Nasib Dua Anak Yatim -Piatu Setelah Orang Tuanya Tewas Di Berondong 27 Peluru

Tewasnya pasutri Suwito-Dora Halim, pengusaha asal Medan, karena diberondong peluru oleh orang tak dikenal pada Selasa malam lalu (29/3) membuat dua anak mereka menjadi yatim-piatu. Pemandangan mengharukan terjadi kemarin ketika si sulung yang berumur 5 tahun ikut menyembahyangi jenazah orang tuanya.


Sejak Rabu malam (30/3) hingga kemarin (31/3) suasana di Balai Persemayaman Angsapura di Jalan Wijaya, Medan, ramai didatangi pelayat. Di tempat itulah jasad pasutri Suwito alias Awie, 36, dan Dora Halim, 32, disemayamkan. Rencananya hari ini (1/4) jenazah pasangan pengusaha penangkapan ikan dan garam itu dikremasi.

Suwito dan Dora tewas karena diberondong peluru oleh orang tak dikenal di depan rumah mereka di Jalan Akasia I No 5, Bambu III, Kelurahan Kampung Durian, Medan Timur, Medan, Selasa lalu pukul 21.30. Malam itu Suwito sekeluarga (istri; dua anak mereka, Christovin, 2, dan Latresia, 5; serta babysitter Aini) baru pulang dari acara makan malam.
Saat diberondong peluru, Suwito dan istrinya berada di jok depan mobil Chevrolet Captiva. Dua anaknya dan babysitter duduk di jok belakang. Suwito tewas dengan 19 peluru menembus tubuhnya, sedangkan Dora ditembus delapan peluru.
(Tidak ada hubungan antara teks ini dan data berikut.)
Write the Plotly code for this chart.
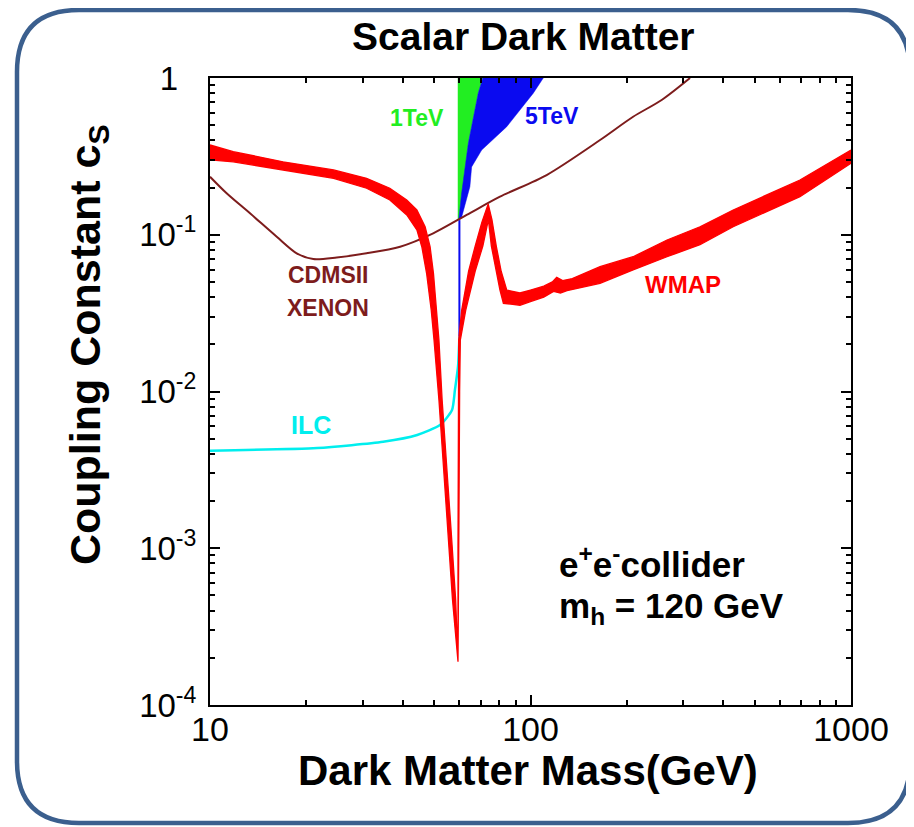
import plotly.graph_objects as go

# ---------------- data ----------------
# CDMSII / XENON direct-detection bound
cdms_mass = [10, 11.27, 13.33, 16.15, 18.64, 21.0, 24.85, 30.8, 39.2, 49.7, 63.2, 80.3, 112.3, 164.8, 209, 256.6, 314.6]
cdms_c = [0.2346, 0.184, 0.137, 0.0971, 0.0761, 0.070, 0.0716, 0.0761, 0.0839, 0.1021, 0.1337, 0.1749, 0.2405, 0.402, 0.566, 0.724, 1.0]

# ILC reach
ilc_mass = [10, 21.6, 34.7, 44.3, 52.2, 56.9, 58.1, 59.4, 60.0]
ilc_c = [4.19e-3, 4.36e-3, 4.78e-3, 5.28e-3, 6.11e-3, 7.62e-3, 1.022e-2, 1.439e-2, 2.236e-2]

# 1 TeV region (green)
tev1_mass = [59.4, 59.4, 71.0, 68.7, 64.0, 61.0, 59.7]
tev1_c = [0.124, 1.0, 1.0, 0.8, 0.385, 0.185, 0.124]

# 5 TeV region (blue)
tev5_mass = [59.7, 61.0, 64.0, 68.7, 71.0, 109.6, 102.0, 84.3, 70.4, 65.5, 64.7, 61.0, 60.0]
tev5_c = [0.124, 0.185, 0.385, 0.8, 1.0, 1.0, 0.8, 0.489, 0.347, 0.271, 0.2025, 0.130, 0.124]
tev5_line_mass = [60.0, 60.0]
tev5_line_c = [0.0224, 0.124]

# WMAP band: upper side (m from 10 to 1000) and lower side (m from 1000 to 10)
wmap_upper_mass = [10, 11.82, 16.9, 24.3, 30.8, 36.4, 41.1, 44.2, 46.9, 48.6, 49.8, 51.0, 51.8, 53.0, 53.7,
                   55.2, 56.6, 58.4, 59.4, 59.4, 59.5, 59.7, 61.0, 64.1, 67.2, 70.5, 73.8, 75.8, 78.2,
                   81.0, 84.3, 88, 92.7, 100, 110, 117, 120.7, 126, 135, 164.8, 209, 266.7, 338, 429, 693, 1000]
wmap_upper_c = [0.374, 0.339, 0.292, 0.259, 0.229, 0.198, 0.1666, 0.1439, 0.1125, 0.0839, 0.0568, 0.0331, 0.0213, 8.83e-3, 6.11e-3,
                2.61e-3, 1.25e-3, 4.7e-4, 1.89e-4, 1.0e-3, 0.01, 0.0213, 0.0331, 0.0585, 0.0847, 0.12, 0.157, 0.125, 0.0847,
                0.0585, 0.0444, 0.0435, 0.0425, 0.0444, 0.047, 0.050, 0.0535, 0.051, 0.0525, 0.0626, 0.0724, 0.0926, 0.1125, 0.1438, 0.2235, 0.347]
wmap_lower_mass = [1000, 693, 429, 338, 266.7, 209, 164.8, 130, 124, 118, 110, 100, 92.7, 88, 82.3, 80.3,
                   78.2, 75.5, 73.9, 71.0, 67.2, 62.8, 60.4, 60.1, 59.8, 59.4, 57.1, 55.3, 54.0, 52.5, 51.8,
                   50.0, 49.0, 47.4, 45.8, 44.2, 41.1, 36.4, 30.8, 24.3, 16.9, 11.82, 10]
wmap_lower_c = [0.2855, 0.1749, 0.1125, 0.0864, 0.0724, 0.0596, 0.049, 0.044, 0.0425, 0.0435, 0.040, 0.0375, 0.0355, 0.036, 0.0365, 0.0444,
                0.0585, 0.0847, 0.125, 0.0847, 0.0585, 0.0331, 0.0213, 0.01, 1.5e-3, 1.89e-4, 4.7e-4, 1.25e-3, 2.61e-3, 6.11e-3, 8.83e-3,
                0.0213, 0.0331, 0.0568, 0.0839, 0.1074, 0.1337, 0.1666, 0.198, 0.229, 0.259, 0.292, 0.300]

x_tickvals = [10, 100, 1000]
x_ticktext = ["10", "100", "1000"]
x_minor = [20, 30, 40, 50, 60, 70, 80, 90, 200, 300, 400, 500, 600, 700, 800, 900]
y_tickvals = [1e-4, 1e-3, 1e-2, 1e-1, 1]
y_ticktext = ["10<sup>-4</sup>", "10<sup>-3</sup>", "10<sup>-2</sup>", "10<sup>-1</sup>", "1\u00a0\u00a0"]
y_minor = [m * 10.0 ** e for e in (-4, -3, -2, -1) for m in range(2, 10)]

# ---------------- layout helpers ----------------
# the page body has an 8px margin, so the figure starts at (8, 8) on the page
OFF = 8
W, H = 914 - OFF, 827 - OFF
PLOT_L, PLOT_R, PLOT_T, PLOT_B = 210, 851, 78, 705   # page pixels of the plot area
L, T = PLOT_L - OFF, PLOT_T - OFF
R, B = W - (PLOT_R - OFF), H - (PLOT_B - OFF)
PW, PH = PLOT_R - PLOT_L, PLOT_B - PLOT_T


def px(x):
    return (x - PLOT_L) / PW


def py(y):
    return (PLOT_B - y) / PH


FONT = "Liberation Sans, Arial, sans-serif"
RED = "#ff0000"
BROWN = "#7d1c1c"
CYAN = "#00eeee"
GREEN = "#22ee22"
BLUE = "#0a0af0"

fig = go.Figure()

fig.add_trace(go.Scatter(x=tev1_mass, y=tev1_c, mode="lines", fill="toself",
                         fillcolor=GREEN, line=dict(color=GREEN, width=0.5), hoverinfo="skip"))
fig.add_trace(go.Scatter(x=tev5_mass, y=tev5_c, mode="lines", fill="toself",
                         fillcolor=BLUE, line=dict(color=BLUE, width=0.5), hoverinfo="skip"))
fig.add_trace(go.Scatter(x=ilc_mass, y=ilc_c, mode="lines",
                         line=dict(color=CYAN, width=2.5, shape="spline", smoothing=0.6)))
fig.add_trace(go.Scatter(x=tev5_line_mass, y=tev5_line_c, mode="lines",
                         line=dict(color=BLUE, width=2)))
fig.add_trace(go.Scatter(x=cdms_mass, y=cdms_c, mode="lines",
                         line=dict(color=BROWN, width=2, shape="spline", smoothing=0.8)))
fig.add_trace(go.Scatter(x=wmap_upper_mass + wmap_lower_mass, y=wmap_upper_c + wmap_lower_c,
                         mode="lines", fill="toself", fillcolor=RED,
                         line=dict(color=RED, width=1.3)))

axis_common = dict(
    type="log", showline=True, linecolor="black", linewidth=2, mirror="allticks",
    ticks="inside", ticklen=10, tickwidth=2, tickcolor="black",
    showgrid=False, zeroline=False,
)
fig.update_xaxes(**axis_common, range=[1, 3], tickmode="array", tickvals=x_tickvals, ticktext=x_ticktext,
                 tickfont=dict(family=FONT, size=34, color="black"), ticklabelstandoff=-7,
                 minor=dict(ticks="inside", ticklen=5, tickwidth=1.5, tickcolor="black",
                            tickmode="array", tickvals=x_minor, showgrid=False))
fig.update_yaxes(**axis_common, range=[-4, 0], tickmode="array", tickvals=y_tickvals, ticktext=y_ticktext,
                 tickfont=dict(family=FONT, size=33, color="black"), ticklabelstandoff=5,
                 minor=dict(ticks="inside", ticklen=5, tickwidth=1.5, tickcolor="black",
                            tickmode="array", tickvals=y_minor, showgrid=False))

annotations = [
    dict(text="<b>Scalar Dark Matter</b>", x=px(523), y=py(37), size=39, color="black"),
    dict(text="<b>Dark Matter Mass(GeV)</b>", x=px(528), y=py(770), size=42, color="black"),
    dict(text="<b>Coupling Constant c<sub>S</sub></b>", x=px(88), y=py(345), size=43, color="black", angle=-90),
    dict(text="<b>1TeV</b>", x=px(417), y=py(118), size=23, color=GREEN),
    dict(text="<b>5TeV</b>", x=px(552), y=py(116), size=23, color=BLUE),
    dict(text="<b>CDMSII</b>", x=px(328), y=py(275), size=23, color=BROWN),
    dict(text="<b>XENON</b>", x=px(328), y=py(308), size=23, color=BROWN),
    dict(text="<b>ILC</b>", x=px(311), y=py(425), size=25, color=CYAN),
    dict(text="<b>WMAP</b>", x=px(683), y=py(284), size=24, color=RED),
]
for a in annotations:
    fig.add_annotation(text=a["text"], x=a["x"], y=a["y"], xref="paper", yref="paper",
                       xanchor="center", yanchor="middle", showarrow=False,
                       textangle=a.get("angle", 0),
                       font=dict(family=FONT, size=a["size"], color=a["color"]))

fig.add_annotation(text="<b>e<sup>+</sup>e<sup>-</sup>collider</b>", x=px(557), y=py(562),
                   xref="paper", yref="paper", xanchor="left", yanchor="middle", showarrow=False,
                   font=dict(family=FONT, size=35, color="black"))
fig.add_annotation(text="<b>m<sub>h</sub> = 120 GeV</b>", x=px(557), y=py(608),
                   xref="paper", yref="paper", xanchor="left", yanchor="middle", showarrow=False,
                   font=dict(family=FONT, size=35, color="black"))

# rounded frame around the whole figure (page pixels)
x0, x1, y0, y1, rr = 17, 910, 10, 823, 62
path = (f"M {px(x0 + rr)},{py(y0)} L {px(x1 - rr)},{py(y0)} "
        f"Q {px(x1)},{py(y0)} {px(x1)},{py(y0 + rr)} L {px(x1)},{py(y1 - rr)} "
        f"Q {px(x1)},{py(y1)} {px(x1 - rr)},{py(y1)} L {px(x0 + rr)},{py(y1)} "
        f"Q {px(x0)},{py(y1)} {px(x0)},{py(y1 - rr)} L {px(x0)},{py(y0 + rr)} "
        f"Q {px(x0)},{py(y0)} {px(x0 + rr)},{py(y0)} Z")
fig.add_shape(type="path", path=path, xref="paper", yref="paper",
              line=dict(color="#3b5f8e", width=4.5), layer="below")

fig.update_layout(
    width=W, height=H,
    margin=dict(l=L, r=R, t=T, b=B, autoexpand=False),
    paper_bgcolor="white", plot_bgcolor="white",
    showlegend=False,
    font=dict(family=FONT, color="black"),
)

fig.write_html("out.html")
Kejadian itu membuat keluarga besar To Siau Hua alias Sarwo Pranoto, 64, ayah Suwito, shock. "Kami benar-benar tak menyangka ada orang yang tega berbuat itu kepada kakak kami," ungkap Lie Chin, 30, adik kandung Dora, yang ditemui di antara para pelayat di tempat persemayaman itu. "Keluarga kami masih shock dan trauma," imbuhnya.

Suasana haru sangat terasa di persemayaman tersebut. Apalagi ketika biksu dari Vihara Kuan Tei Kong di Jl Irian Barat, Medan, memimpin doa hut co agar arwah para korban diterima Buddha. Lie Chin terlihat tak kuasa menahan isak tangis. Duduk di dekat dia, Elke, sang adik, juga menangis. Sementara itu, Sarwo Pranoto terlihat menundukkan kepala. Di ruangan seluas 8 x 8 meter itu terdapat foto Suwito alias Kho Wie To dan istrinya, Dora, serta hiasan sejumlah bunga.
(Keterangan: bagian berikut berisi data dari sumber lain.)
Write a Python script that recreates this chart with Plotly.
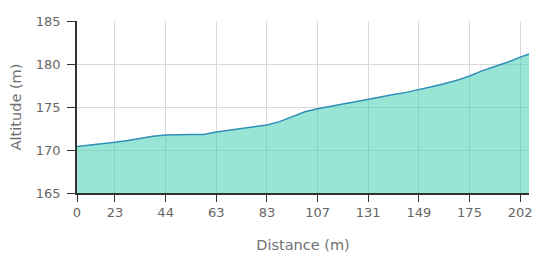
import plotly.graph_objects as go

# Tick labels on the category (point index) axis
tick_labels = ["0", "23", "44", "63", "83", "107", "131", "149", "175", "202"]
tick_index = [0, 3, 7, 11, 15, 19, 23, 27, 31, 35]

# Altitude per sampled point (m)
altitude = [170.4, 170.55, 170.7, 170.9, 171.1, 171.35, 171.6, 171.75, 171.8, 171.8,
            171.8, 172.1, 172.3, 172.5, 172.7, 172.9, 173.3, 173.9, 174.45, 174.8,
            175.1, 175.35, 175.6, 175.9, 176.2, 176.45, 176.7, 177.0, 177.35, 177.7,
            178.1, 178.6, 179.2, 179.7, 180.2, 180.8, 181.3]
point_index = list(range(len(altitude)))

y_ticks = [165, 170, 175, 180, 185]

fig = go.Figure()
fig.add_trace(go.Scatter(
    x=point_index, y=altitude, mode="lines",
    line=dict(color="#2f8fb8", width=1.5),
    fill="tozeroy", fillcolor="rgba(60,205,175,0.52)",
    hoverinfo="skip",
))

FONT = "DejaVu Sans, Verdana, sans-serif"
GRAY = "#666666"
TITLE_GRAY = "#707070"

# page body has an 8px default margin, so the figure is sized to fit the window
fig.update_layout(
    width=535, height=245,
    margin=dict(l=69, r=14, t=13, b=60, autoexpand=False),
    paper_bgcolor="white", plot_bgcolor="white",
    showlegend=False,
    font=dict(family=FONT, size=13, color=GRAY),
    xaxis=dict(
        range=[0, 35.7],
        tickmode="array", tickvals=tick_index, ticktext=tick_labels,
        showgrid=True, gridcolor="#d9d9d9", gridwidth=1,
        showline=True, linecolor="#333333", linewidth=1.5,
        ticks="outside", ticklen=7, tickcolor="#333333",
        zeroline=False,
        title=dict(text="Distance (m)", font=dict(size=14.5, color=TITLE_GRAY), standoff=21),
        tickfont=dict(size=13, color=GRAY),
        automargin=False,
    ),
    yaxis=dict(
        range=[165, 185],
        tickmode="array", tickvals=y_ticks,
        showgrid=True, gridcolor="#d9d9d9", gridwidth=1,
        showline=True, linecolor="#333333", linewidth=1.5,
        ticks="outside", ticklen=8, tickcolor="#333333",
        zeroline=False,
        ticklabelstandoff=4,
        title=dict(text="Altitude (m)", font=dict(size=14.5, color=TITLE_GRAY), standoff=12),
        tickfont=dict(size=13, color=GRAY),
        automargin=False,
    ),
)

fig.write_html("out.html")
Bunga-bunga ucapan belasungkawa juga bisa mudah dibaca di sekitar tempat persemayaman tersebut. Di antaranya berasal dari Ir Julius Silaen, pimpinan Pelabuhan Cabang Belawan; Dr Ir Dedy H. Sutisna MS, Dirjend Perikanan Tangkap KKP Jakarta; serta Danlantamal I Belawan.

Suasana kian mengharukan ketika di antara orang-orang yang khusyuk berdoa itu Latresia, si sulung pasangan Suwito-Dora, juga berdoa. Jika kakek dan tante-tantenya menangis saat berdoa di depan jenazah, bocah 5 tahun itu justru tak terlihat menangis. Tatapan matanya disebar ke arah para kerabatnya. Sesekali mulutnya ikut berkomat-kamit seperti menirukan doa yang diucapkan para kerabatnya.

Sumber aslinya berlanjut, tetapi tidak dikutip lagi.